Alternatively, you can invest in an ‘ETF model portfolio’. This option is made up of a number of ETFs, or a mixture of ETFs and index funds, which have been selected by the stockbroker. You can choose between sector-specific and broad range ETFs and go for a growth option (if you’re happy to wait for a return) or an income option. Model portfolios are a good choice if you’re looking to invest in more than one ETF or index fund.
If you’re interested in a particular market or cause, or are seeking ethical investments, you could also look into thematic investing. Popular and established thematic investment trends include clean energy, climate change and disruptive technology. Essentially, a thematic investor will pick EFTs or index funds that fit a theme that’s predicted to be profitable in the future. You’ll probably need a stockbroker to help you with this strategy.
Virtually all index funds and the majority of ETFs are passively managed, meaning the investments made by the fund are based on an index, rather than the active judgement of a broker. As a result, they can be much cheaper to invest in than mutual funds, for example.
However, you’ll still have to pay an annual fee to cover the admin costs of the index fund. The average expense ratio (the amount investors are charged for investing) of passively managed funds is currently around 0.15%, compared to 0.67% for actively managed funds. That means for an investment pot of £10,000, you’d pay around £150 in fees every year if you chose to invest in something like an index fund or ETF.
You’ll also have to pay a commission every time you buy or sell an ETF. That’s not a huge issue if you’re investing for the long-term, but intraday traders could find these small fees (typically under £10) add up with a very liquid portfolio. And finally, you’ll need to check if your chosen ETF distributes capital gains (profits from sales) among shareholders, as you may be liable to pay capital gains tax.
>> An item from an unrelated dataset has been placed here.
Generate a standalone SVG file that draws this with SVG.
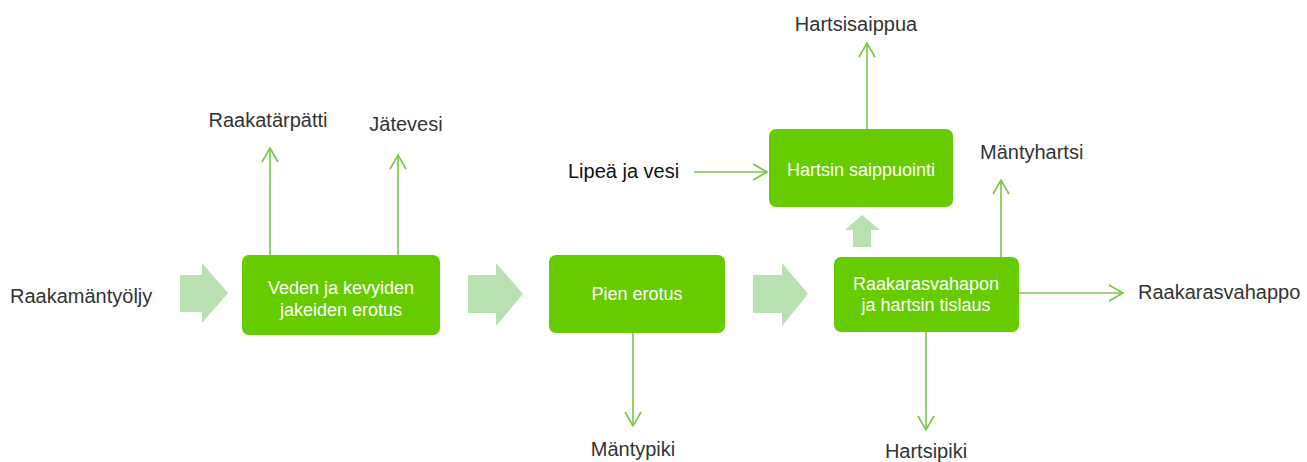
<svg xmlns="http://www.w3.org/2000/svg" width="1307" height="462" viewBox="0 0 1307 462">
<style>
.box{fill:#66cc00}
.bt{font-family:"Liberation Sans",Arial,sans-serif;font-size:18px;fill:#ffffff;text-anchor:middle}
.lb{font-family:"Liberation Sans",Arial,sans-serif;font-size:20px;fill:#333333}
.ln{stroke:#78c646;stroke-width:1.6;fill:none}
.blk{fill:#b9e0b0}
</style>
<defs>
<marker id="ch" markerUnits="userSpaceOnUse" markerWidth="18" markerHeight="20" refX="15" refY="9" orient="auto" viewBox="0 0 18 18">
<path d="M1,1 L15,9 L1,17" fill="none" stroke="#78c646" stroke-width="1.6"/>
</marker>
</defs>
<rect width="1307" height="462" fill="#ffffff"/>
<g id="connectors">
<polygon class="blk" points="180,275 202,275 202,263 228,293 202,323 202,312 180,312"/>
<polygon class="blk" points="468,275 496,275 496,263 523,294 496,326 496,313 468,313"/>
<polygon class="blk" points="753,275 782,275 782,263 808,294 782,326 782,313 753,313"/>
<polygon class="blk" points="853,247 853,230 845,230 862,215 880,230 871,230 871,247"/>
<line class="ln" x1="270" y1="255" x2="270" y2="148" marker-end="url(#ch)"/>
<line class="ln" x1="398" y1="255" x2="398" y2="155" marker-end="url(#ch)"/>
<line class="ln" x1="633" y1="333" x2="633" y2="426" marker-end="url(#ch)"/>
<line class="ln" x1="926" y1="332" x2="926" y2="430" marker-end="url(#ch)"/>
<line class="ln" x1="1001" y1="257" x2="1001" y2="180" marker-end="url(#ch)"/>
<line class="ln" x1="1018" y1="293" x2="1123" y2="293" marker-end="url(#ch)"/>
<line class="ln" x1="867" y1="129" x2="867" y2="43" marker-end="url(#ch)"/>
<line class="ln" x1="694" y1="172" x2="767" y2="172" marker-end="url(#ch)"/>
</g>
<g id="n1">
<rect class="box" x="242" y="255" width="198" height="80" rx="7"/>
<text class="bt" x="341" y="294">Veden ja kevyiden</text>
<text class="bt" x="341" y="316">jakeiden erotus</text>
</g>
<g id="n2">
<rect class="box" x="549" y="255" width="176" height="78" rx="7"/>
<text class="bt" x="637" y="300">Pien erotus</text>
</g>
<g id="n3">
<rect class="box" x="834" y="257" width="185" height="75" rx="7"/>
<text class="bt" x="926" y="290">Raakarasvahapon</text>
<text class="bt" x="926" y="311">ja hartsin tislaus</text>
</g>
<g id="n4">
<rect class="box" x="769" y="129" width="184" height="78" rx="7"/>
<text class="bt" x="861" y="176">Hartsin saippuointi</text>
</g>
<g id="labels">
<text class="lb" x="10" y="303">Raakamäntyöljy</text>
<text class="lb" x="268" y="127" text-anchor="middle">Raakatärpätti</text>
<text class="lb" x="406" y="131" text-anchor="middle">Jätevesi</text>
<text class="lb" x="856" y="31" text-anchor="middle">Hartsisaippua</text>
<text class="lb" x="568" y="178" style="fill:#111111">Lipeä ja vesi</text>
<text class="lb" x="980" y="159">Mäntyhartsi</text>
<text class="lb" x="1138" y="299">Raakarasvahappo</text>
<text class="lb" x="633" y="456" text-anchor="middle">Mäntypiki</text>
<text class="lb" x="926" y="458" text-anchor="middle">Hartsipiki</text>
</g>
</svg>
You can avoid this by investing in an ETF that retains and reinvests capital gains.
If you’ve invested a number of times before, you can invest in index funds or ETFs via a brokerage account. ETFs generally have much lower minimum investment requirements, so they’re a good choice if you don’t want to invest tens of thousands. Index funds generally require you to invest at minimum a four-figure sum to get started, though most brokers will allow you to top it up in the future with smaller amounts.
Speaking to an IFA is a sensible first step, whether you’re new to investing or not. If you have limited investment experience, an IFA will advise you as to whether index funds or ETFs are going to suit you. They’ll find out how open you are to risk and potentially losing the money you invest and whether you’re looking for long, medium or short-term investments, among other factors that determine where you should invest.